RJI Futures Lab senior editor to teach Python data science course at CAR conference in Chicago
This week, I’ll reunite with my California Civic Data Coalition colleagues to co-teach a six-hour, hands-on session at the annual Computer-Assisted Reporting Conference in Chicago.
Our class, “First Python Notebook,” is for journalists who want to learn data science. We’ll show our students how to use computer-assisted techniques to report on money in state politics, but the skills could apply to any reporting beat where data are available.
Why should journalists learn data science? At the end of the day, data science is another well to draw from in finding stories that matter. As the institutions we cover increasingly rely on data and algorithmic decision-making, our jobs will demand more of us than finding compelling anecdotes and getting great quotes.

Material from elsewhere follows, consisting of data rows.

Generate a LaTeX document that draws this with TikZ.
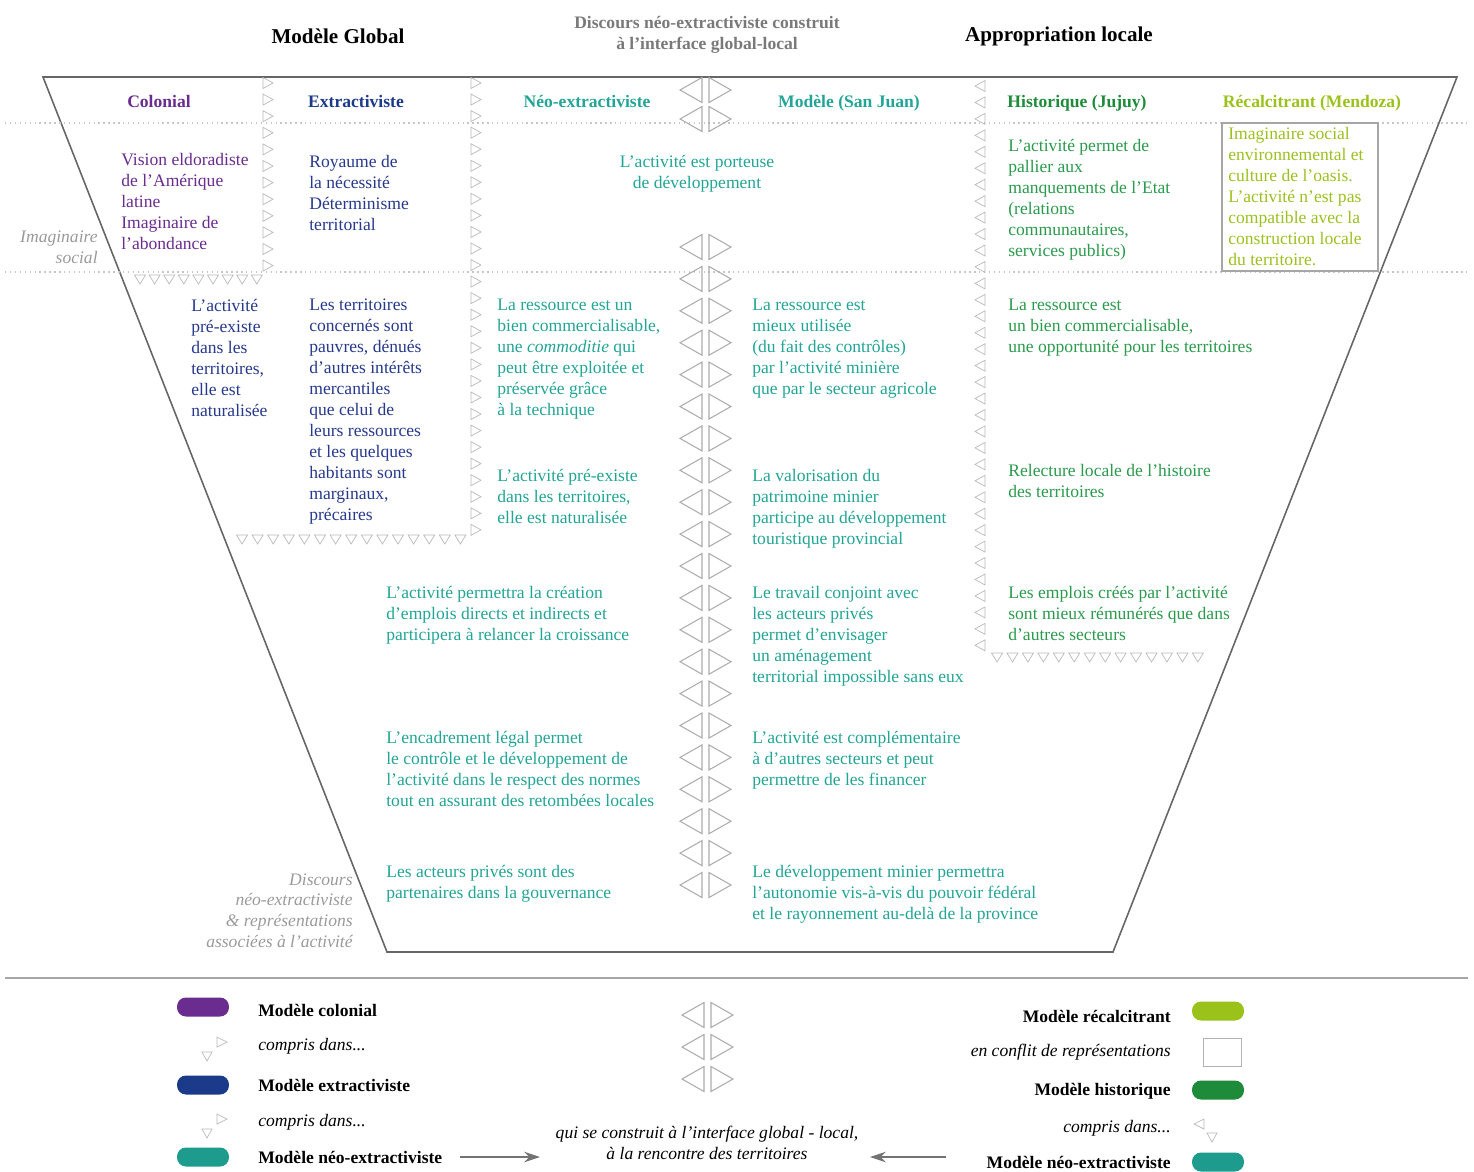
\documentclass[tikz,border=0pt]{standalone}
\usepackage{fontspec}
\setmainfont{Liberation Serif}
\usepackage{tikz}
\usetikzlibrary{arrows.meta}
\definecolor{colpurple}{HTML}{6A2C8E}
\definecolor{extblue}{HTML}{1B3A8A}
\definecolor{exttext}{HTML}{26398C}
\definecolor{neoteal}{HTML}{1D9C8E}
\definecolor{neotext}{HTML}{22A596}
\definecolor{histgreen}{HTML}{1E8B3A}
\definecolor{histtext}{HTML}{2A9A4C}
\definecolor{reclime}{HTML}{9AC21A}
\definecolor{rectext}{HTML}{9CC020}
\definecolor{sidegray}{HTML}{9A9A9A}

\begin{document}
\begin{tikzpicture}[x=0.02cm, y=-0.02cm,
    every node/.style={font=\fontsize{10}{11.95}\selectfont},
    txt/.style={anchor=north west, align=left, inner sep=0pt},
    colhead/.style={anchor=base, font=\fontsize{10}{12}\selectfont\bfseries, inner sep=0pt},
    sidelabel/.style={anchor=north east, align=right, inner sep=0pt, color=sidegray, font=\fontsize{10}{11.95}\selectfont\itshape},
    smalltri/.style={draw=gray!55, line width=0.4pt},
    bigtri/.style={draw=gray!65, line width=0.6pt},
    pill/.style={minimum width=1.04cm, minimum height=0.38cm, rounded corners=0.18cm, inner sep=0pt},
    legarrow/.style={draw=gray!90!black, line width=0.7pt, -{Stealth[length=9pt, width=6pt]}}]
    \useasboundingbox (0,0) rectangle (1474,1171);

    % Top titles
    \node[font=\fontsize{12}{14}\selectfont\bfseries] (global) at (338,36) {Modèle Global};
    \node[font=\fontsize{10}{11.9}\selectfont\bfseries, color=gray!95!black, align=center, anchor=north] (interface) at (707,10) {Discours néo-extractiviste construit\\à l’interface global-local};
    \node[font=\fontsize{12}{14}\selectfont\bfseries] (local) at (1059,36) {Appropriation locale};

    % Funnel outline and rows
    \draw[black!60, line width=0.9pt] (43,77) -- (1457,77) -- (1113,952) -- (387,952) -- cycle;
    \draw[gray!45, line width=0.8pt, dotted] (5,123) -- (1470,123);
    \draw[gray!45, line width=0.8pt, dotted] (5,272) -- (1470,272);

    % Column headers
    \node[colhead, color=colpurple] (hcol) at (159,107.5) {Colonial};
    \node[colhead, color=extblue] (hext) at (356,107.5) {Extractiviste};
    \node[colhead, color=neotext] (hneo) at (587,107.5) {Néo-extractiviste};
    \node[colhead, color=neotext] (hsj) at (849,107.5) {Modèle (San Juan)};
    \node[colhead, color=histgreen] (hjuj) at (1077,107.5) {Historique (Jujuy)};
    \node[colhead, color=reclime] (hmen) at (1312,107.5) {Récalcitrant (Mendoza)};

    % Side labels
    \node[sidelabel] (imag) at (98,231) {Imaginaire\\social};
    \node[sidelabel] (disc) at (353,873) {Discours\\néo-extractiviste\\\& représentations\\associées à l’activité};

    % Small triangles between columns
    \foreach \k in {0,...,11} {
        \pgfmathsetmacro{\ty}{83 + \k*16.6}
        \draw[smalltri] (263,\ty-5.5) -- (273,\ty) -- (263,\ty+5.5) -- cycle;
    }
    \foreach \k in {0,...,27} {
        \pgfmathsetmacro{\ty}{83 + \k*16.55}
        \draw[smalltri] (471,\ty-5.5) -- (481,\ty) -- (471,\ty+5.5) -- cycle;
    }
    \foreach \k in {0,...,34} {
        \pgfmathsetmacro{\ty}{86 + \k*16.45}
        \draw[smalltri] (985,\ty-5.5) -- (975,\ty) -- (985,\ty+5.5) -- cycle;
    }

    % Small triangles under boxes
    \foreach \k in {0,...,8} {
        \pgfmathsetmacro{\tx}{140 + \k*14.6}
        \draw[smalltri] (\tx-5.5,275) -- (\tx+5.5,275) -- (\tx,284) -- cycle;
    }
    \foreach \k in {0,...,14} {
        \pgfmathsetmacro{\tx}{242 + \k*15.6}
        \draw[smalltri] (\tx-5.5,535) -- (\tx+5.5,535) -- (\tx,544) -- cycle;
    }
    \foreach \k in {0,...,13} {
        \pgfmathsetmacro{\tx}{997 + \k*15.45}
        \draw[smalltri] (\tx-5.5,653) -- (\tx+5.5,653) -- (\tx,662) -- cycle;
    }

    % Central double triangles
    \foreach \ty in {90,119} {
        \draw[bigtri] (702,\ty-12.5) -- (680,\ty) -- (702,\ty+12.5) -- cycle;
        \draw[bigtri] (709,\ty-12.5) -- (731,\ty) -- (709,\ty+12.5) -- cycle;
    }
    \foreach \k in {0,...,20} {
        \pgfmathsetmacro{\ty}{247 + \k*31.9}
        \draw[bigtri] (702,\ty-12.5) -- (680,\ty) -- (702,\ty+12.5) -- cycle;
        \draw[bigtri] (709,\ty-12.5) -- (731,\ty) -- (709,\ty+12.5) -- cycle;
    }

    % Imaginaire social row
    \node[txt, color=colpurple] (colvision) at (121,153) {Vision eldoradiste\\de l’Amérique\\latine\\Imaginaire de\\l’abondance};
    \node[txt, color=exttext] (extroyaume) at (309,155) {Royaume de\\la nécessité\\Déterminisme\\territorial};
    \node[txt, anchor=north, align=center, color=neotext] (neoporteuse) at (697,155) {L’activité est porteuse\\de développement};
    \node[txt, color=histtext] (jujpallier) at (1008,139) {L’activité permet de\\pallier aux\\manquements de l’Etat\\(relations\\communautaires,\\services publics)};
    \draw[gray!70, line width=0.6pt] (1222,123) rectangle (1378,271);
    \node[txt, color=rectext] (menoasis) at (1228,127) {Imaginaire social\\environnemental et\\culture de l’oasis.\\L’activité n’est pas\\compatible avec la\\construction locale\\du territoire.};

    % Discours row
    \node[txt, color=exttext] (colpreexiste) at (191,299) {L’activité\\pré-existe\\dans les\\territoires,\\elle est\\naturalisée};
    \node[txt, color=exttext] (extpauvres) at (309,299) {Les territoires\\concernés sont\\pauvres, dénués\\d’autres intérêts\\mercantiles\\que celui de\\leurs ressources\\et les quelques\\habitants sont\\marginaux,\\précaires};
    \node[txt, color=neotext] (neoressource) at (497,299) {La ressource est un\\bien commercialisable,\\une \textit{commoditie} qui\\peut être exploitée et\\préservée grâce\\à la technique};
    \node[txt, color=neotext] (neopreexiste) at (497,469) {L’activité pré-existe\\dans les territoires,\\elle est naturalisée};
    \node[txt, color=neotext] (neoemplois) at (386,586) {L’activité permettra la création\\d’emplois directs et indirects et\\participera à relancer la croissance};
    \node[txt, color=neotext] (neocadre) at (386,731) {L’encadrement légal permet\\le contrôle et le développement de\\l’activité dans le respect des normes\\tout en assurant des retombées locales};
    \node[txt, color=neotext] (neoacteurs) at (386,865) {Les acteurs privés sont des\\partenaires dans la gouvernance};

    \node[txt, color=neotext] (sjressource) at (752,299) {La ressource est\\mieux utilisée\\(du fait des contrôles)\\par l’activité minière\\que par le secteur agricole};
    \node[txt, color=neotext] (sjpatrimoine) at (752,469) {La valorisation du\\patrimoine minier\\participe au développement\\touristique provincial};
    \node[txt, color=neotext] (sjtravail) at (752,586) {Le travail conjoint avec\\les acteurs privés\\permet d’envisager\\un aménagement\\territorial impossible sans eux};
    \node[txt, color=neotext] (sjcomplement) at (752,731) {L’activité est complémentaire\\à d’autres secteurs et peut\\permettre de les financer};
    \node[txt, color=neotext] (sjautonomie) at (752,865) {Le développement minier permettra\\l’autonomie vis-à-vis du pouvoir fédéral\\et le rayonnement au-delà de la province};

    \node[txt, color=histtext] (jujressource) at (1008,299) {La ressource est\\un bien commercialisable,\\une opportunité pour les territoires};
    \node[txt, color=histtext] (jujrelecture) at (1008,464) {Relecture locale de l’histoire\\des territoires};
    \node[txt, color=histtext] (jujemplois) at (1008,586) {Les emplois créés par l’activité\\sont mieux rémunérés que dans\\d’autres secteurs};

    % Legend
    \draw[gray!70, line width=0.8pt] (5,978) -- (1468,978);

    \node[pill, fill=colpurple] (pillcol) at (203,1007) {};
    \node[anchor=west, inner sep=0pt, font=\fontsize{10}{12}\selectfont\bfseries] (legcol) at (258,1010) {Modèle colonial};
    \draw[smalltri] (217,1037) -- (227,1042) -- (217,1047) -- cycle;
    \draw[smalltri] (202,1052) -- (212,1052) -- (207,1061) -- cycle;
    \node[anchor=west, inner sep=0pt, font=\fontsize{10}{12}\selectfont\itshape] (legcolin) at (258,1046) {compris dans...};
    \node[pill, fill=extblue] (pillext) at (203,1085) {};
    \node[anchor=west, inner sep=0pt, font=\fontsize{10}{12}\selectfont\bfseries] (legext) at (258,1085) {Modèle extractiviste};
    \draw[smalltri] (217,1114) -- (227,1119) -- (217,1124) -- cycle;
    \draw[smalltri] (202,1129) -- (212,1129) -- (207,1138) -- cycle;
    \node[anchor=west, inner sep=0pt, font=\fontsize{10}{12}\selectfont\itshape] (legextin) at (258,1122) {compris dans...};
    \node[pill, fill=neoteal] (pillneoL) at (203,1157) {};
    \node[anchor=west, inner sep=0pt, font=\fontsize{10}{12}\selectfont\bfseries] (legneoL) at (258,1157) {Modèle néo-extractiviste};

    \foreach \ty in {1015,1047,1079} {
        \draw[bigtri] (704,\ty-12.5) -- (682,\ty) -- (704,\ty+12.5) -- cycle;
        \draw[bigtri] (711,\ty-12.5) -- (733,\ty) -- (711,\ty+12.5) -- cycle;
    }
    \node[anchor=north, align=center, inner sep=0pt, font=\fontsize{10}{11.9}\selectfont\itshape] (legmid) at (707,1126) {qui se construit à l’interface global - local,\\à la rencontre des territoires};

    \node[pill, fill=reclime] (pillrec) at (1218,1011) {};
    \node[anchor=east, inner sep=0pt, font=\fontsize{10}{12}\selectfont\bfseries] (legrec) at (1171,1016) {Modèle récalcitrant};
    \node[draw=gray!60, minimum width=0.76cm, minimum height=0.56cm, inner sep=0pt] (legbox) at (1222,1052) {};
    \node[anchor=east, inner sep=0pt, font=\fontsize{10}{12}\selectfont\itshape] (legconf) at (1171,1052) {en conflit de représentations};
    \node[pill, fill=histgreen] (pillhist) at (1218,1090) {};
    \node[anchor=east, inner sep=0pt, font=\fontsize{10}{12}\selectfont\bfseries] (leghist) at (1171,1091) {Modèle historique};
    \draw[smalltri] (1204,1119) -- (1194,1124) -- (1204,1129) -- cycle;
    \draw[smalltri] (1207,1133) -- (1217,1133) -- (1212,1142) -- cycle;
    \node[anchor=east, inner sep=0pt, font=\fontsize{10}{12}\selectfont\itshape] (leghistin) at (1171,1128) {compris dans...};
    \node[pill, fill=neoteal] (pillneoR) at (1218,1162) {};
    \node[anchor=east, inner sep=0pt, font=\fontsize{10}{12}\selectfont\bfseries] (legneoR) at (1171,1162) {Modèle néo-extractiviste};

    % Legend arrows toward the interface
    \coordinate (arrLend) at (540,1157);
    \coordinate (arrRend) at (870,1157);
    \draw[legarrow, shorten <=0.34cm] (legneoL.east) -- (arrLend);
    \draw[legarrow, shorten <=0.8cm] (legneoR.west |- arrRend) -- (arrRend);
\end{tikzpicture}
\end{document}
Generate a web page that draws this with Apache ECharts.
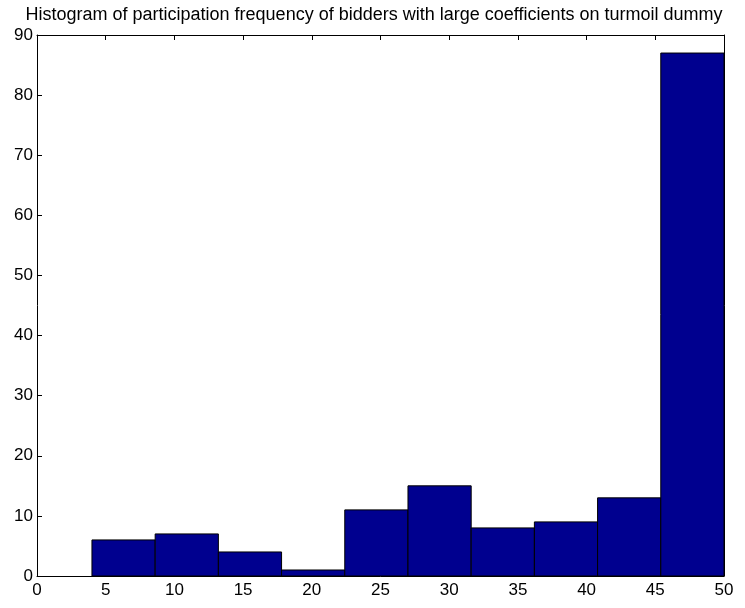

The specific tools we’re teaching — Jupyter Notebooks and pandas — fit well into the workflows of data-driven journalism. They’re powerful, yet easy enough to set up on your own laptop. The metaphor of a notebook is also something that journalists understand intuitively as a space to interrogate data and explain their findings in plain English.
Los Angeles Times Data Desk Editor Ben Welsh developed our curriculum, which is free to use by anyone. To date, the class has been taught at NICAR 2017, Stanford University, Northwestern University’s Washington, D.C., campus and as a MOOC or massive open online course.
The 2018 CAR Conference is March 8-11 at the Chicago Marriott Downtown Magnificent Mile. Conference sponsors include the Donald W. Reynolds Journalism Institute and the Missouri School of Journalism.